• [Short exercise]: Can you transcribe every line exactly and leave the pictures behind?

━━━ Dataset extract

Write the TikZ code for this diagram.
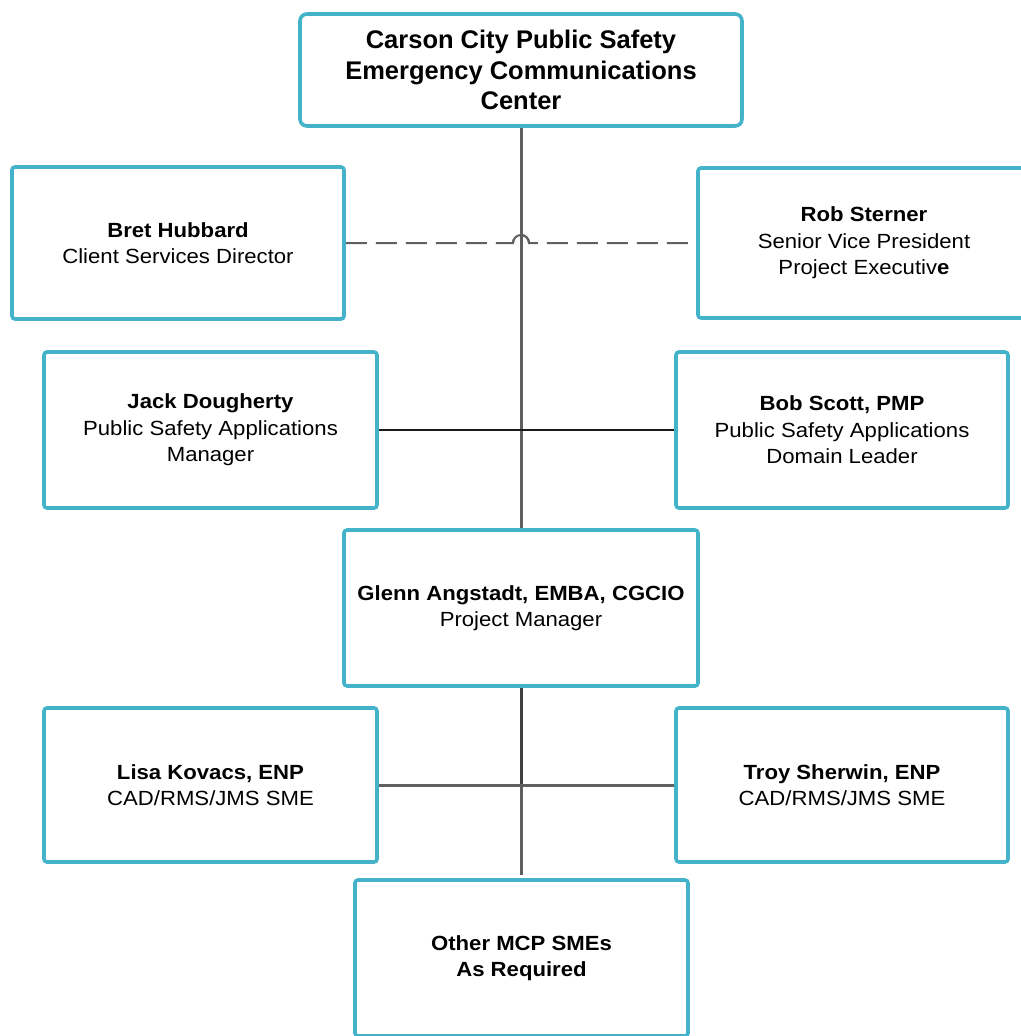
\documentclass[tikz,border=0pt]{standalone}
\usepackage{fontspec}
\setmainfont{Liberation Sans}
\newfontfamily\widefont{Liberation Sans}[FakeStretch=1.08]
\definecolor{boxcyan}{HTML}{44B3CA}
\definecolor{lineg}{HTML}{606060}
\begin{document}
\begin{tikzpicture}[x=1pt,y=-1pt,
  box/.style={draw=boxcyan, line width=3.6pt, fill=white, rounded corners=3pt, align=center,
    font=\widefont\fontsize{20.5}{26.5}\selectfont, inner sep=0pt},
  topbox/.style={box, rounded corners=7pt, font=\fontsize{25.5}{30.5}\selectfont\bfseries},
  conn/.style={draw=lineg, line width=3pt},
  thinconn/.style={draw=black!90, line width=1.6pt},
  dashconn/.style={draw=lineg, line width=2pt, dash pattern=on 21pt off 9pt},
  hopconn/.style={draw=lineg, line width=2pt}]
\useasboundingbox (0,0) rectangle (1020,1036);
\node[topbox, minimum width=442pt, minimum height=112pt] (top) at (521,70)
  {Carson City Public Safety\\Emergency Communications\\Center};
\node[box, minimum width=332pt, minimum height=152pt] (bret) at (178,243)
  {\textbf{Bret Hubbard}\\Client Services Director};
\node[box, minimum width=332pt, minimum height=150pt] (rob) at (864,243)
  {\textbf{Rob Sterner}\\Senior Vice President\\Project Executiv\textbf{e}};
\node[box, minimum width=333pt, minimum height=156pt] (jack) at (210.5,430)
  {\textbf{Jack Dougherty}\\Public Safety Applications\\Manager};
\node[box, minimum width=332pt, minimum height=156pt] (bob) at (842,430)
  {\textbf{Bob Scott, PMP}\\Public Safety Applications\\Domain Leader};
\node[box, minimum width=354pt, minimum height=156pt] (glenn) at (521,608)
  {\textbf{Glenn Angstadt, EMBA, CGCIO}\\Project Manager};
\node[box, minimum width=333pt, minimum height=154pt] (lisa) at (210.5,785)
  {\textbf{Lisa Kovacs, ENP}\\CAD/RMS/JMS SME};
\node[box, minimum width=332pt, minimum height=154pt] (troy) at (842,785)
  {\textbf{Troy Sherwin, ENP}\\CAD/RMS/JMS SME};
\node[box, minimum width=333pt, minimum height=156pt] (other) at (521.5,958)
  {\textbf{Other MCP SMEs}\\\textbf{As Required}};
\coordinate (hop) at (521,243);
\coordinate (otherin) at (521,875);
\draw[conn] (top.south) -- (glenn.north);
\draw[conn, draw=black!75] (glenn.south) -- (glenn.south |- lisa.east);
\draw[conn] (glenn.south |- lisa.east) -- (otherin);
\draw[conn] (lisa.east) -- (troy.west);
\draw[thinconn] (jack.east) -- (bob.west);
\draw[dashconn] (bret.east) -- ([xshift=-8pt]hop) arc[start angle=180, end angle=0, radius=8pt] -- (rob.west);
\draw[hopconn] ([xshift=-8pt]hop) arc[start angle=180, end angle=0, radius=8pt];
\end{tikzpicture}
\end{document}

━━━━━━

• [Answer for this exercise]:
Write the TikZ code for this diagram.
\documentclass[tikz,border=0pt]{standalone}
\usepackage{fontspec}
\setmainfont{Liberation Sans}
\newfontfamily\widefont{Liberation Sans}[FakeStretch=1.08]
\definecolor{boxcyan}{HTML}{44B3CA}
\definecolor{lineg}{HTML}{606060}
\begin{document}
\begin{tikzpicture}[x=1pt,y=-1pt,
  box/.style={draw=boxcyan, line width=3.6pt, fill=white, rounded corners=3pt, align=center,
    font=\widefont\fontsize{20.5}{26.5}\selectfont, inner sep=0pt},
  topbox/.style={box, rounded corners=7pt, font=\fontsize{25.5}{30.5}\selectfont\bfseries},
  conn/.style={draw=lineg, line width=3pt},
  thinconn/.style={draw=black!90, line width=1.6pt},
  dashconn/.style={draw=lineg, line width=2pt, dash pattern=on 21pt off 9pt},
  hopconn/.style={draw=lineg, line width=2pt}]
\useasboundingbox (0,0) rectangle (1020,1036);
\node[topbox, minimum width=442pt, minimum height=112pt] (top) at (521,70)
  {Carson City Public Safety\\Emergency Communications\\Center};
\node[box, minimum width=332pt, minimum height=152pt] (bret) at (178,243)
  {\textbf{Bret Hubbard}\\Client Services Director};
\node[box, minimum width=332pt, minimum height=150pt] (rob) at (864,243)
  {\textbf{Rob Sterner}\\Senior Vice President\\Project Executiv\textbf{e}};
\node[box, minimum width=333pt, minimum height=156pt] (jack) at (210.5,430)
  {\textbf{Jack Dougherty}\\Public Safety Applications\\Manager};
\node[box, minimum width=332pt, minimum height=156pt] (bob) at (842,430)
  {\textbf{Bob Scott, PMP}\\Public Safety Applications\\Domain Leader};
\node[box, minimum width=354pt, minimum height=156pt] (glenn) at (521,608)
  {\textbf{Glenn Angstadt, EMBA, CGCIO}\\Project Manager};
\node[box, minimum width=333pt, minimum height=154pt] (lisa) at (210.5,785)
  {\textbf{Lisa Kovacs, ENP}\\CAD/RMS/JMS SME};
\node[box, minimum width=332pt, minimum height=154pt] (troy) at (842,785)
  {\textbf{Troy Sherwin, ENP}\\CAD/RMS/JMS SME};
\node[box, minimum width=333pt, minimum height=156pt] (other) at (521.5,958)
  {\textbf{Other MCP SMEs}\\\textbf{As Required}};
\coordinate (hop) at (521,243);
\coordinate (otherin) at (521,875);
\draw[conn] (top.south) -- (glenn.north);
\draw[conn, draw=black!75] (glenn.south) -- (glenn.south |- lisa.east);
\draw[conn] (glenn.south |- lisa.east) -- (otherin);
\draw[conn] (lisa.east) -- (troy.west);
\draw[thinconn] (jack.east) -- (bob.west);
\draw[dashconn] (bret.east) -- ([xshift=-8pt]hop) arc[start angle=180, end angle=0, radius=8pt] -- (rob.west);
\draw[hopconn] ([xshift=-8pt]hop) arc[start angle=180, end angle=0, radius=8pt];
\end{tikzpicture}
\end{document}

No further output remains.